Modelling the Future of Gaia Neutron Star-Main Sequence Binaries: From Eccentric Orbits to Millisecond Pulsar-White Dwarf

We model the future evolution of 21 Gaia neutron-star–main-sequence binaries (Porb ≈200–1000 d, e ≳0.2) with MESA, comparing eccentric mass transfer to models that assume rapid circularization. All systems end as NS–WDs, but outcomes diverge. With eccentric transfer, binaries are driven to higher e (most end with e ≳0.6, Porb ≈1000–4000 d). Periastron-triggered bursts are brief (≲10^6 yr), move only a few ×10^−2 M⊙, and yield mildly recycled pulsars (Pspin ≳50 ms) with low-mass He WDs. If we enforce circularized transfer, final periods are shorter (≈200–2000 d), mass transfer lasts ≈10^7 yr, NSs accrete ≈0.1 M⊙, and fully recycled MSPs form (Pspin ≈few–30 ms), including nine systems with CO WDs. Allowing super-Eddington accretion up to 100× the canonical limit makes even eccentric channels efficient recyclers, though torques there are uncertain.
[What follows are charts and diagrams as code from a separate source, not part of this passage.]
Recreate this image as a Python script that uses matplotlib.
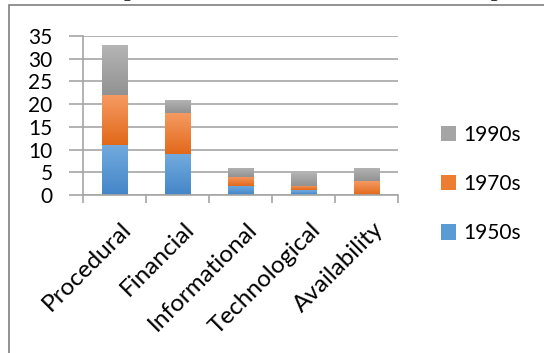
import matplotlib.pyplot as plt
import matplotlib.patches as patches
import matplotlib.transforms as mtransforms
from matplotlib.colors import LinearSegmentedColormap
import numpy as np

# data
categories = ["Procedural", "Financial", "Informational", "Technological", "Availability"]
s1950 = [11, 9, 2, 1, 0]
s1970 = [11, 9, 2, 1, 3]
s1990 = [11, 3, 2, 3, 3]

plt.rcParams['font.family'] = ['Lato', 'DejaVu Sans']

W, H = 544, 353
fig = plt.figure(figsize=(W / 100, H / 100), dpi=100)

# frame around the chart (runs off the right and bottom edges)
fig.patches.append(patches.Rectangle((8.5 / W, -0.1), 1.2, 1 - 5 / H + 0.1,
                                     transform=fig.transFigure, fill=False,
                                     edgecolor='#7f7f7f', lw=1.2))
# caption line, cut at the top of the image
fig.text(0.5, 1 + 3 / H, "Table 3 Significant references to resource stress according",
         ha='center', va='baseline', fontsize=14, family='Liberation Serif')

ax = fig.add_axes([83 / W, 1 - 195 / H, (398 - 83) / W, (195 - 36) / H])

x = np.arange(len(categories))
bw = 0.41
b1 = ax.bar(x, s1950, bw, color='#5b9bd5', label='1950s')
b2 = ax.bar(x, s1970, bw, bottom=s1950, color='#ed7d31', label='1970s')
bottom2 = [a + b for a, b in zip(s1950, s1970)]
b3 = ax.bar(x, s1990, bw, bottom=bottom2, color='#a5a5a5', label='1990s')

# vertical gradient fill like the original
grads = {
    id(b1): ('#72aade', '#4486c8'),
    id(b2): ('#f59a62', '#e2691a'),
    id(b3): ('#b5b5b5', '#929292'),
}
g = np.linspace(1, 0, 64).reshape(-1, 1)
for bars in (b1, b2, b3):
    top, bot = grads[id(bars)]
    cmap = LinearSegmentedColormap.from_list('g', [bot, top])
    for r in bars:
        if r.get_height() <= 0:
            continue
        x0, y0, w, h = r.get_x(), r.get_y(), r.get_width(), r.get_height()
        im = ax.imshow(g, cmap=cmap, extent=(x0, x0 + w, y0, y0 + h),
                       aspect='auto', zorder=r.get_zorder() + 0.1, vmin=0, vmax=1)
        im.set_clip_path(r)

ax.set_xlim(-0.5, len(categories) - 0.5)
ax.set_ylim(0, 35)
ax.set_yticks(range(0, 36, 5))
ax.yaxis.grid(True, color='#a6a6a6', lw=1.2)
ax.set_axisbelow(True)
for s in ['top', 'right']:
    ax.spines[s].set_visible(False)
for s in ['bottom', 'left']:
    ax.spines[s].set_color('#a6a6a6')
    ax.spines[s].set_linewidth(1.2)
ax.tick_params(axis='y', length=10, color='#a6a6a6', width=1.2, labelsize=15, pad=12)
ax.set_xticks(np.arange(-0.5, len(categories), 1))
ax.set_xticklabels([])
ax.tick_params(axis='x', which='major', length=6, color='#a6a6a6', width=1.2)
ax.set_xticks(x, minor=True)
ax.set_xticklabels(categories, minor=True, rotation=45, ha='right',
                   rotation_mode='anchor', fontsize=17.5)
ax.tick_params(axis='x', which='minor', length=0, pad=17)
shift = mtransforms.ScaledTranslation(6 / 100, 0, fig.dpi_scale_trans)
for lbl in ax.get_xticklabels(minor=True):
    lbl.set_transform(lbl.get_transform() + shift)

ax.legend([b3, b2, b1], ['1990s', '1970s', '1950s'], loc='center left',
          bbox_to_anchor=(422 / W, 1 - 184 / H), bbox_transform=fig.transFigure,
          frameon=False, fontsize=15, handlelength=0.75, handleheight=0.75,
          handletextpad=0.35, labelspacing=1.4)

fig.savefig('out.png', dpi=100)
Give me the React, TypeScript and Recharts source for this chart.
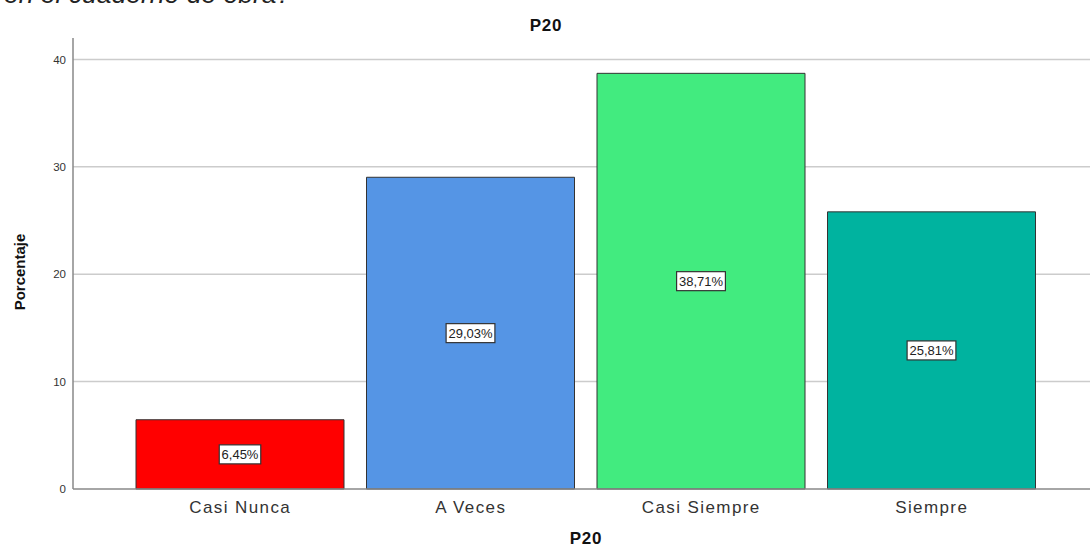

Introducing an adaptive, field-dependent magnetic-field decay timescale, we find MSPs remain radio-alive for Gyr. Yet Gaia systems that undergo stable mass transfer stay at long periods and do not match the largely circular Galactic MSP–WD population (Porb ≲100 d). Producing the bulk of observed MSP–WDs likely requires binaries with different mass ratios and initial orbits that undergo unstable mass transfer.